Ce ne fut, espérons-le, qu’un mauvais cauchemar où les chiffres des morts et des gens dans le coma renforçaient le tragique d’une population recluse, apeurée et immobilisée, réduite aux activités vitales primaires, travailler si-possible, manger, dormir et regarder la télé. Des amis confient que, sans poutou des petits-enfants et avec la peur des autres, la vie n’est pas une vie. Ils n’auront pas envie d’aller au cinéma et n’iront pas se jeter un gros rouge ou un petit blanc avec le gel et le masque, surtout pas au restaurant ! Faudra-t-il consommer avec une paille ? On les comprend. D’autres, surtout des jeunes, seraient enclins à se rendre en foule en balade ou au café, pour oublier, se retrouver et pourquoi pas, pour aimer. Cela se comprend au moins autant.

Mais d’où viennent les désirs, les peurs, les indécisions ? De l’internationale des médias, bien sûr ! Car à peu près toutes les chaînes d’informations ont fait chorus. Dictature des faits et des chiffres… Il n’y avait rien à discuter. Alors, où sont les réunions de famille, les assemblées de citoyens, les réunions de quartier, les échanges de voisinage qui pourraient faire le point, organiser, décider, aider et réclamer ? Le repas de rue, rituel chez nous depuis la catastrophe d’AZF ? Disparu ! On en est réduits à improviser des danses de salsa et des apéros sauvages devant chez l’un ou bien chez l’autre.

Autant dire que les habitants sont réduits au rôle de figurants dans un mauvais film dont on attend passivement et quand même impatiemment un happy end. Dans ma rue, les maisons restent maintenant closes, mais pas du tout à la manière des maisons dites de tolérance. Si quelques manifestations d’entraide ont lieu, cela reste quand même chacun chez soi et portes closes.

Et pourtant, pourtant un rayon de soleil, plusieurs rayons, même, ont illuminé ce quartier.
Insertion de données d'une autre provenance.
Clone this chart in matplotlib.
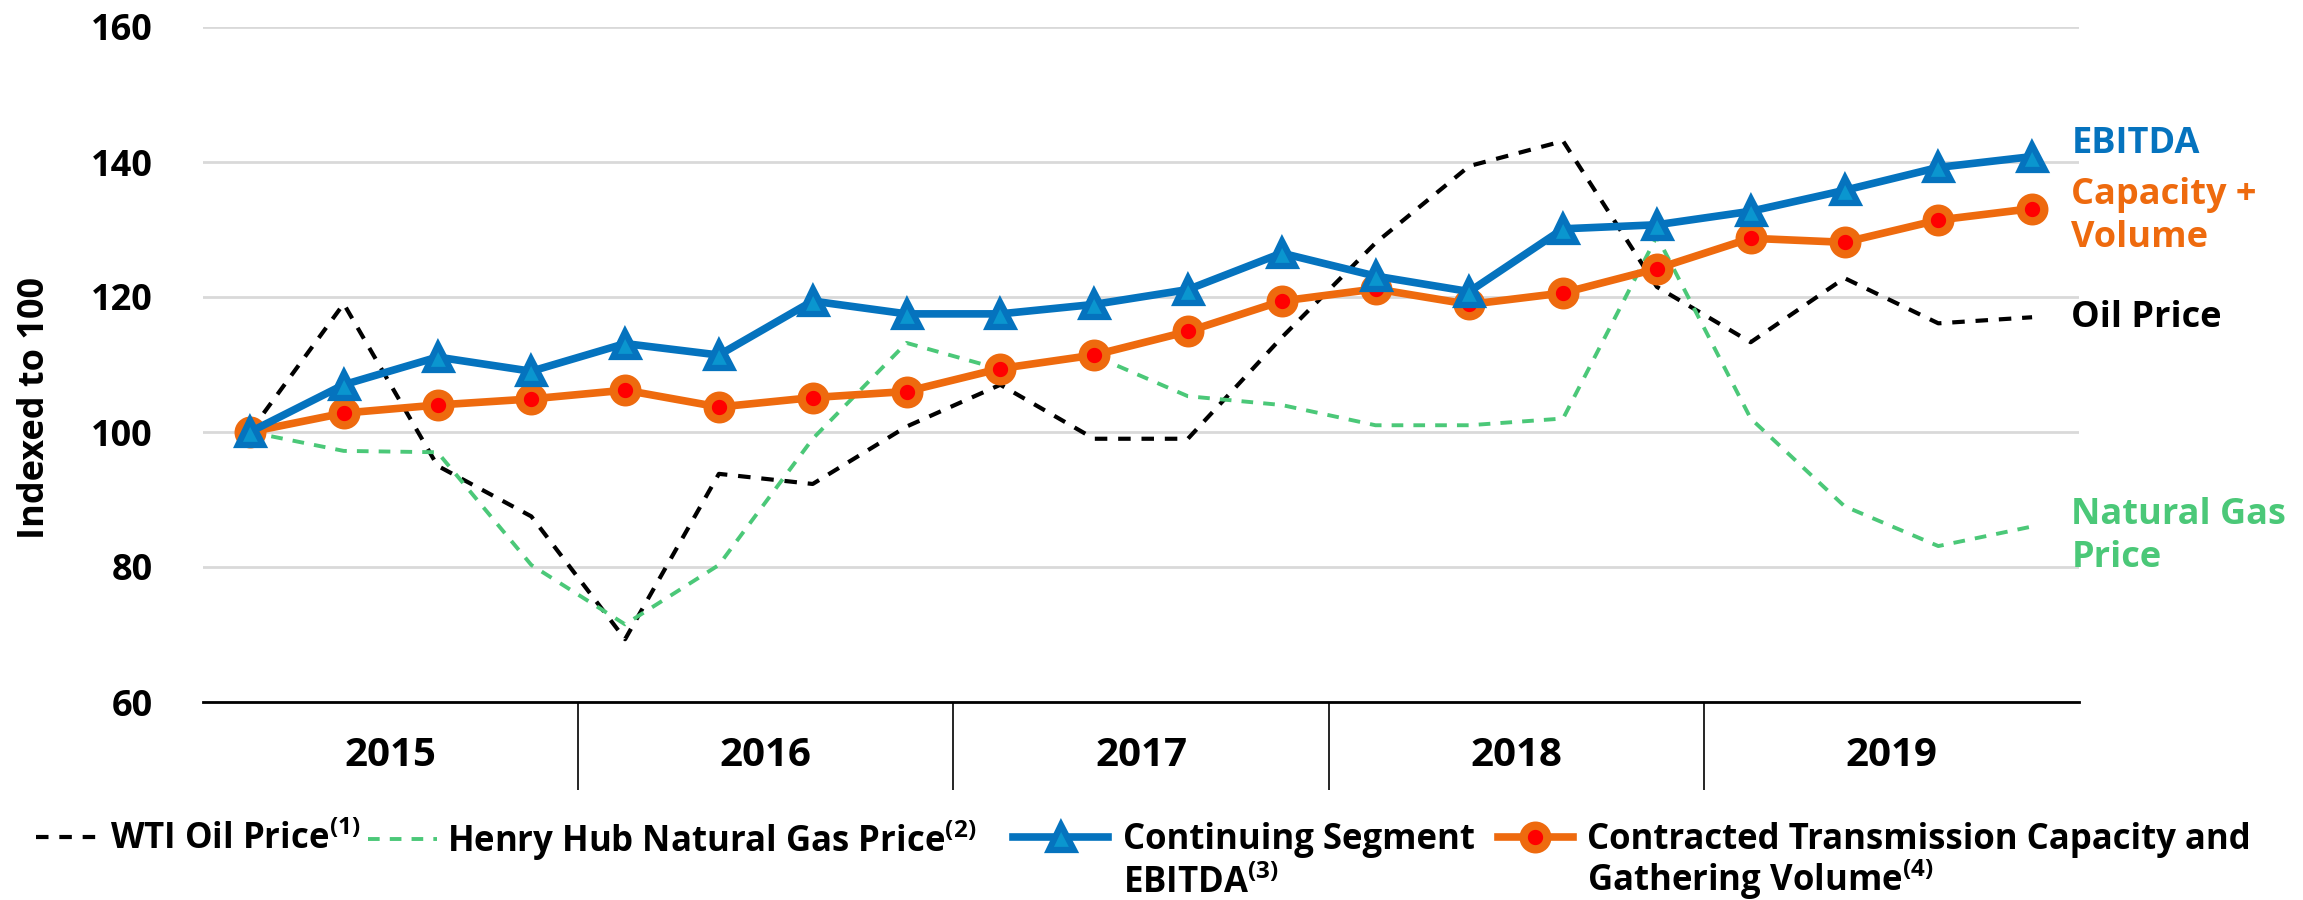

Rue de la Digue, justement, voici qu’un matin fleurirent sur un mur des affiches manuscrites improvisées au feutre sur grandes feuilles :

« Du dépistage, pas du pistage ! » ; « Un printemps maladif a chassé tristement l’hiver » Stéphane Mallarmé ; « Je n’ai pas peur, j’ai seulement le vertige. » ; « Je pense à la femme que j’aime, son visage soudain s’est masqué » René Char ; « Ne craignez pas ainsi la mort, craignez plutôt la vie insuffisante » Bertold Brecht ; « Tu tiens entre tes mains ta tête pleine de poésie » Tristan Tsara.

Un moment stupéfait de lire des phrases qui rompent tout à fait, enfin, avec les discours médiatiques si éculés, si répétés, si finalement vides, on se demandait : Qui les a collées ? Qui les a rédigées ? Qui les a appréciées par-delà un brouillard intense diffusé sur la scène du monde ? Peu importe ! L’essentiel est de savoir que l’intelligence, la culture, la conscience et la révolte ne sont pas mortes.

Pour le sourire, grinçant cette fois : des mains ont arraché une partie des affiches. Figurons-nous qu’il est des gens assez débiles pour arracher de tels mots de poètes, mots d’espoir et de révolte, mots d’amour en un tel temps de crise et de crainte ! Comme a dit une féministe : « C’est pas drôle de se faire traiter de conne par un con ! » Alors, ce soir, je vais me promener au bord de la Garonne, avec bonheur. Parce que l’intelligence et l’énergie survivent et parce que l’amour est toujours vivant.